If Mamdani can translate this primary win into a November victory, national Democrats—particularly those in swing districts—could look to his victory as a blueprint: a deeply left-wing yet broadly appealing one. That kind of legitimacy boosts the left's standing in the next presidential primary and Congress.

But caution: his outspoken pro‑Palestinian stance—including controversial comments like "globalize intifada"—has already drawn accusations of antisemitism, in a city with America’s largest Jewish population, that could get real complicated real fast.

Coming Up in November: Why NYC Could Shift Again

The general election field is much different and includes independent incumbent Eric Adams (who left the Democratic line amid corruption allegations), Republican Curtis Sliwa, possibly Cuomo on an independent line, and green or left‑wing spoiler candidates.
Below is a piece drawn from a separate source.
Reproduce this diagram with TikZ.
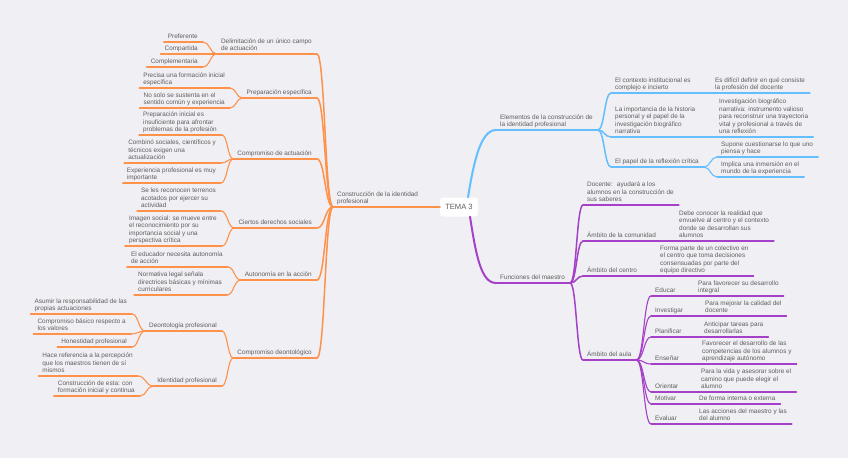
\documentclass[tikz,border=0pt]{standalone}
\usepackage{fontspec}
\setmainfont{Liberation Sans}
\usetikzlibrary{calc}

\definecolor{bgcol}{RGB}{239,239,244}
\definecolor{txtgray}{RGB}{95,95,95}
\definecolor{orng}{RGB}{255,145,75}
\definecolor{skyb}{RGB}{100,190,255}
\definecolor{purp}{RGB}{165,65,200}

\tikzset{
  txt/.style={font=\fontsize{6.4}{7.6}\selectfont, text=txtgray, inner sep=0pt,
              align=left, text depth=1.6pt},
  lva/.style={line width=2pt, line cap=round},
  lvb/.style={line width=1.5pt, line cap=round},
  lvc/.style={line width=1.1pt, line cap=round}
}

% topic on the left: name, right end x, line y, text
\newcommand\ltopic[5][]{%
  \node[txt,anchor=south east] (#2) at ({#3-5},{#4-1.4}) {#5};
  \coordinate (#2-r) at (#3,#4);
  \coordinate (#2-l) at ($(#2-r -| #2.west)+(-4,0)$);
  \draw[#1] (#2-l) -- (#2-r);}
% topic on the right: name, text x, line y, text
\newcommand\rtopic[5][]{%
  \node[txt,anchor=south west] (#2) at (#3,{#4-1.4}) {#5};
  \coordinate (#2-l) at ({#3-4},#4);
  \coordinate (#2-r) at ($(#2-l -| #2.east)+(5,0)$);
  \draw[#1] (#2-l) -- (#2-r);}
\newcommand\link[3][]{%
  \draw[#1] let \p1=(#2), \p2=(#3) in
    (#2) .. controls ({(\x1+\x2)/2},\y1) and ({(\x1+\x2)/2},\y2) .. (#3);}

\begin{document}
\begin{tikzpicture}[x=1pt,y=-1pt]
\fill[bgcol] (0,0) rectangle (848,458);
\useasboundingbox (0,0) rectangle (848,458);

\node[fill=white,rounded corners=3pt,minimum width=38pt,minimum height=19pt,inner sep=0pt,
      font=\fontsize{7.6}{9}\selectfont,text=txtgray] (tema) at (459,207) {TEMA 3};
\coordinate (tema-n) at ([xshift=9pt]tema.north);
\coordinate (tema-s) at ([xshift=11pt]tema.south);

% left branch
\node[txt,anchor=south west] (cons) at (337,205.6) {Construcción de la identidad\\profesional};
\coordinate (cons-l) at (333,207);
\draw[orng,lva] (cons-l) -- (tema.west);

\ltopic[orng,lvb]{deli}{317}{54}{Delimitación de un único campo\\de actuación}
\ltopic[orng,lvc]{pref}{203}{42}{Preferente}
\ltopic[orng,lvc]{comp}{203}{54}{Compartida}
\ltopic[orng,lvc]{cmpl}{203}{67}{Complementaria}
\ltopic[orng,lvb]{prep}{317}{98}{Preparación específica}
\ltopic[orng,lvc]{prec}{230}{88}{Precisa una formación inicial\\específica}
\ltopic[orng,lvc]{sust}{230}{108}{No solo se sustenta en el\\sentido común y experiencia}
\ltopic[orng,lvb]{cact}{317}{159}{Compromiso de actuación}
\ltopic[orng,lvc]{insu}{222}{135}{Preparación inicial es\\insuficiente para afrontar\\problemas de la profesión}
\ltopic[orng,lvc]{comb}{221}{163}{Combinó sociales, científicos y\\técnicos exigen una\\actualización}
\ltopic[orng,lvc]{expe}{221}{183}{Experiencia profesional es muy\\importante}
\ltopic[orng,lvb]{dere}{317}{228}{Ciertos derechos sociales}
\ltopic[orng,lvc]{reco}{221}{211}{Se les reconocen terrenos\\acotados por ejercer su\\actividad}
\ltopic[orng,lvc]{imag}{222}{246}{Imagen social: se mueve entre\\el reconocimiento por su\\importancia social y una\\perspectiva crítica}
\ltopic[orng,lvb]{auto}{317}{280}{Autonomía en la acción}
\ltopic[orng,lvc]{nece}{228}{267}{El educador necesita autonomía\\de acción}
\ltopic[orng,lvc]{norm}{227}{295}{Normativa legal señala\\directrices básicas y mínimas\\curriculares}
\ltopic[orng,lvb]{cdeo}{317}{358}{Compromiso deontológico}
\ltopic[orng,lvc]{deon}{222}{331}{Deontología profesional}
\ltopic[orng,lvc]{asum}{132}{314}{Asumir la responsabilidad de las\\propias actuaciones}
\ltopic[orng,lvc]{cbas}{131}{334}{Compromiso básico respecto a\\los valores}
\ltopic[orng,lvc]{hone}{132}{347}{Honestidad profesional}
\ltopic[orng,lvc]{iden}{222}{386}{Identidad profesional}
\ltopic[orng,lvc]{perc}{138}{376}{Hace referencia a la percepción\\que los maestros tienen de sí\\mismos}
\ltopic[orng,lvc]{form}{140}{396}{Construcción de esta: con\\formación inicial y continua}

\foreach \a/\b in {cons-l/deli-r,cons-l/prep-r,cons-l/cact-r,cons-l/dere-r,cons-l/auto-r,cons-l/cdeo-r}
  {\link[orng,lvb]{\a}{\b}}
\foreach \a/\b in {deli-l/pref-r,deli-l/comp-r,deli-l/cmpl-r,prep-l/prec-r,prep-l/sust-r,
                   cact-l/insu-r,cact-l/comb-r,cact-l/expe-r,dere-l/reco-r,dere-l/imag-r,
                   auto-l/nece-r,auto-l/norm-r,cdeo-l/deon-r,cdeo-l/iden-r,
                   deon-l/asum-r,deon-l/cbas-r,deon-l/hone-r,iden-l/perc-r,iden-l/form-r}
  {\link[orng,lvc]{\a}{\b}}

% upper right branch
\rtopic[skyb,lva]{elem}{500}{130}{Elementos de la construcción de\\la identidad profesional}
\rtopic[skyb,lvb]{cont}{615}{93}{El contexto institucional es\\complejo e incierto}
\rtopic[skyb,lvc]{difi}{715}{93}{Es difícil definir en qué consiste\\la profesión del docente}
\rtopic[skyb,lvb]{hist}{615}{137}{La importancia de la historia\\personal y el papel de la\\investigación biográfico\\narrativa}
\rtopic[skyb,lvc]{inst}{719}{137}{Investigación biográfico\\narrativa: instrumento valioso\\para reconstruir una trayectoria\\vital y profesional a través de\\una reflexión}
\rtopic[skyb,lvb]{refl}{615}{167}{El papel de la reflexión crítica}
\rtopic[skyb,lvc]{cues}{721}{157}{Supone cuestionarse lo que uno\\piensa y hace}
\rtopic[skyb,lvc]{inme}{721}{177}{Implica una inmersión en el\\mundo de la experiencia}

\draw[skyb,lva] (tema-n) .. controls (474,160) and (481,130) .. (elem-l);
\foreach \b in {cont-l,hist-l,refl-l} {\link[skyb,lvb]{elem-r}{\b}}
\foreach \a/\b in {cont-r/difi-l,hist-r/inst-l,refl-r/cues-l,refl-r/inme-l}
  {\link[skyb,lvc]{\a}{\b}}

% lower right branch
\rtopic[purp,lva]{func}{500}{283}{Funciones del maestro}
\rtopic[purp,lvb]{doce}{587}{205}{Docente: \ ayudará a los\\alumnos en la construcción de\\sus saberes}
\rtopic[purp,lvb]{comu}{587}{241}{Ámbito de la comunidad}
\rtopic[purp,lvc]{real}{679}{241}{Debe conocer la realidad que\\envuelve al centro y el contexto\\donde se desarrollan sus\\alumnos}
\rtopic[purp,lvb]{cent}{587}{276}{Ámbito del centro}
\rtopic[purp,lvc]{cole}{660}{276}{Forma parte de un colectivo en\\el centro que toma decisiones\\consensuadas por parte del\\equipo directivo}
\rtopic[purp,lvb]{aula}{587}{360}{Ámbito del aula}
\rtopic[purp,lvc]{educ}{655}{296}{Educar}
\rtopic[purp,lvc]{inte}{698}{296}{Para favorecer su desarrollo\\integral}
\rtopic[purp,lvc]{inve}{655}{316}{Investigar}
\rtopic[purp,lvc]{cali}{705}{316}{Para mejorar la calidad del\\docente}
\rtopic[purp,lvc]{plan}{655}{337}{Planificar}
\rtopic[purp,lvc]{anti}{704}{337}{Anticipar tareas para\\desarrollarlas}
\rtopic[purp,lvc]{ense}{655}{364}{Enseñar}
\rtopic[purp,lvc]{favo}{702}{364}{Favorecer el desarrollo de las\\competencias de los alumnos y\\aprendizaje autónomo}
\rtopic[purp,lvc]{orie}{655}{392}{Orientar}
\rtopic[purp,lvc]{vida}{701}{392}{Para la vida y asesorar sobre el\\camino que puede elegir el\\alumno}
\rtopic[purp,lvc]{moti}{655}{404}{Motivar}
\rtopic[purp,lvc]{inex}{699}{404}{De forma interna o externa}
\rtopic[purp,lvc]{eval}{655}{424}{Evaluar}
\rtopic[purp,lvc]{acci}{699}{424}{Las acciones del maestro y las\\del alumno}

\draw[purp,lva] (tema-s) .. controls (476,255) and (481,283) .. (func-l);
\foreach \b in {doce-l,comu-l,cent-l,aula-l} {\link[purp,lvb]{func-r}{\b}}
\foreach \a/\b in {comu-r/real-l,cent-r/cole-l,aula-r/educ-l,aula-r/inve-l,aula-r/plan-l,
                   aula-r/ense-l,aula-r/orie-l,aula-r/moti-l,aula-r/eval-l,
                   educ-r/inte-l,inve-r/cali-l,plan-r/anti-l,ense-r/favo-l,
                   orie-r/vida-l,moti-r/inex-l,eval-r/acci-l}
  {\link[purp,lvc]{\a}{\b}}
\end{tikzpicture}
\end{document}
Unlike the ranked‑choice primary, November’s election is a simple plurality, meaning a progressive win isn’t a given.

Mamdani’s platform is bold, even by communist standards: rent freezes, free transit, universal childcare, municipally owned grocery stores, a tax on millionaires, and the construction of 200,000 affordable housing units. But delivering those in a city with a $115 billion budget and 300,000 employees is a monumental task.
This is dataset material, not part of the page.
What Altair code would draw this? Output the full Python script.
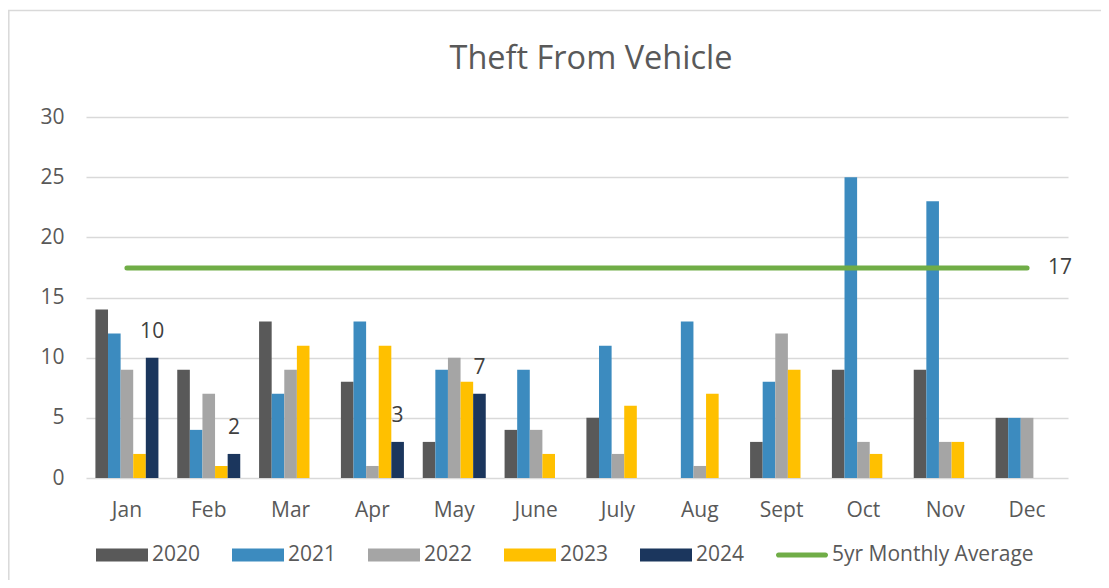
import altair as alt
import pandas as pd

months = ["Jan", "Feb", "Mar", "Apr", "May", "June", "July", "Aug", "Sept", "Oct", "Nov", "Dec"]
years = ["2020", "2021", "2022", "2023", "2024"]
v2020 = [14, 9, 13, 8, 3, 4, 5, 0, 3, 9, 9, 5]
v2021 = [12, 4, 7, 13, 9, 9, 11, 13, 8, 25, 23, 5]
v2022 = [9, 7, 9, 1, 10, 4, 2, 1, 12, 3, 3, 5]
v2023 = [2, 1, 11, 11, 8, 2, 6, 7, 9, 2, 3, 0]
v2024 = [10, 2, None, 3, 7, None, None, None, None, None, None, None]
avg_name = "5yr Monthly Average"
avg_value = 17.45
avg_label = "17"

colors = ["#595959", "#3C8BBF", "#A5A5A5", "#FFC000", "#1B365D", "#70AD47"]
text_color = "#595959"
FONT = "Open Sans"
FS = 21

rows = []
for yr, vals in zip(years, [v2020, v2021, v2022, v2023, v2024]):
    for m, v in zip(months, vals):
        if v is not None:
            rows.append({"month": m, "year": yr, "value": v})
bars_df = pd.DataFrame(rows)
lab_df = bars_df[bars_df["year"] == "2024"]
avg_df = pd.DataFrame({"month": months, "value": [avg_value] * len(months), "year": avg_name})
avg_lab_df = pd.DataFrame({"month": [months[-1]], "value": [avg_value], "label": [avg_label]})

x_enc = alt.X(
    "month:N", sort=months,
    scale=alt.Scale(domain=months, paddingInner=0.23, paddingOuter=0.115),
    axis=alt.Axis(title=None, labelAngle=0, domain=False, ticks=False, grid=False,
                  labelPadding=21, labelFontSize=FS, labelColor=text_color, labelFont=FONT),
)
y_enc = alt.Y(
    "value:Q",
    scale=alt.Scale(domain=[0, 30], nice=False),
    axis=alt.Axis(title=None, values=[0, 5, 10, 15, 20, 25, 30], domain=False, ticks=False,
                  gridColor="#D9D9D9", gridWidth=1.4, labelPadding=22, labelFontSize=FS,
                  labelColor=text_color, labelFont=FONT),
)
xoff = alt.XOffset("year:N", scale=alt.Scale(domain=years, paddingInner=0, paddingOuter=0))

bar_shape = "M-1,-0.25H1V0.25H-1Z"
line_shape = "M-0.9,-0.1H0.9A0.1,0.1 0 0 1 0.9,0.1H-0.9A0.1,0.1 0 0 1 -0.9,-0.1Z"

color_enc = alt.Color(
    "year:N",
    scale=alt.Scale(domain=years + [avg_name], range=colors),
    legend=alt.Legend(
        title=None, orient="none", legendX=10, legendY=412, direction="horizontal",
        symbolType={"expr": f"datum.value === '{avg_name}' ? '{line_shape}' : '{bar_shape}'"},
        symbolSize=2704, symbolStrokeWidth=0, symbolOpacity=1,
        labelFontSize=FS, labelFont=FONT, labelColor=text_color, labelOffset=4,
        labelLimit=0, columnPadding=31, padding=0,
    ),
)

frame = alt.Chart(alt.Data(values=[{}])).mark_rect(
    fillOpacity=0, stroke="#D9D9D9", strokeWidth=1.5
).encode(x=alt.value(-77.2), x2=alt.value(1100), y=alt.value(-106.5), y2=alt.value(600))

bars = alt.Chart(bars_df).mark_bar().encode(x=x_enc, xOffset=xoff, y=y_enc, color=color_enc)

labels = alt.Chart(lab_df).mark_text(
    dy=-26, fontSize=FS, font=FONT, color="#404040", baseline="middle"
).encode(x=x_enc, xOffset=xoff, y=y_enc, text=alt.Text("value:Q"))

line = alt.Chart(avg_df).mark_line(strokeWidth=5, strokeCap="round").encode(
    x=x_enc, y=y_enc, color=color_enc
)

avg_text = alt.Chart(avg_lab_df).mark_text(
    dx=21, align="left", baseline="middle", fontSize=FS, font=FONT, color="#404040"
).encode(x=x_enc, y=y_enc, text="label:N")

chart = alt.layer(frame, bars, line, labels, avg_text).properties(
    width=982, height=361,
    title=alt.TitleParams("Theft From Vehicle", fontSize=32.5, font=FONT, color=text_color,
                          fontWeight="normal", anchor="middle", dx=14, offset=-92,
                          baseline="alphabetic", frame="group"),
    autosize=alt.AutoSizeParams(type="none"),
    padding={"left": 78, "top": 109, "right": 33, "bottom": 102},
).configure_view(stroke=None).resolve_scale(color="shared")

chart.save("out.html", embed_options={"renderer": "svg", "actions": False})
Mamdani’s support base spans young progressives and working-class voters. However, maintaining that coalition into November—and beyond—will require unity on safety, economic survival, and communal harmony, especially amid backlash from powerful financial interests and vocal critics of his Middle East policies.

Being a Muslim, millennial, and a socialist matters—it changes what’s possible in New York. But he's about to face the Old Guard in City Hall, skeptical moderates, and potential defections from the Democratic mainstream. The test begins with municipal power, city services, and dollar-a-day decisions… not delegate counts.

Giants and Critics on the Signal

  • Andrew Cuomo graciously conceded around 11:05 pm EDT on June 24, stating: “Tonight was not our night; tonight was Assemblyman Mamdani’s night … he deserved it. He won.”
  • Progressives celebrated. A Guardian writer declared: “Zohran Mamdani offered New Yorkers a political revolution.” Time magazine warns he's become a “symbolic figurehead” of the left—but also a prime target for conservatives.
  • Critics worry he’s untested. The Atlantic flagged his Gaza comments as dangerous, especially in a city with its internal fissures… and the largest Jewish population in the United States.

Why This Matters to You

As someone deeply immersed in markets, finance, and geopolitics, Mamdani’s rise carries weight far beyond New York. It’s a litmus test for progressive economics at scale. His bold policy proposals—such as municipal grocery stores and multi-billion-dollar taxes—could reshape city budgets and reverberate into state and federal policy spaces.

If he wins in November, New York might become the next flagship in a wave of radical left-wing governance, after other cities like Seattle and Chicago. That would shift national discourse on housing, transit, big tech, taxes, and social equity.

But if he falters in office, it could hand Republicans or moderates an opening to label the entire left-leaning East Coast—and the Democratic Party itself—as too radical. It could even feed into narratives warning of a populist-left takeover, reinforcing those narratives.

Wrap Up

Zohran Mamdani’s primary victory portends a city and perhaps a national Democratic Party in transition. The fact that a young, Muslim, democratic socialist beat an establishment heavyweight signals a realignment inside the Democratic base. It’s a symbol of shifting norms, growing impatience, and emergent identities in power.

What comes next—a general election campaign defined by coalition-building, clash-of-styles governance, and global scrutiny—will determine whether this moment is revolutionary or fleeting. But today, New York is ready for something new—and the rest of the Democratic Party is watching NYC’s experiment.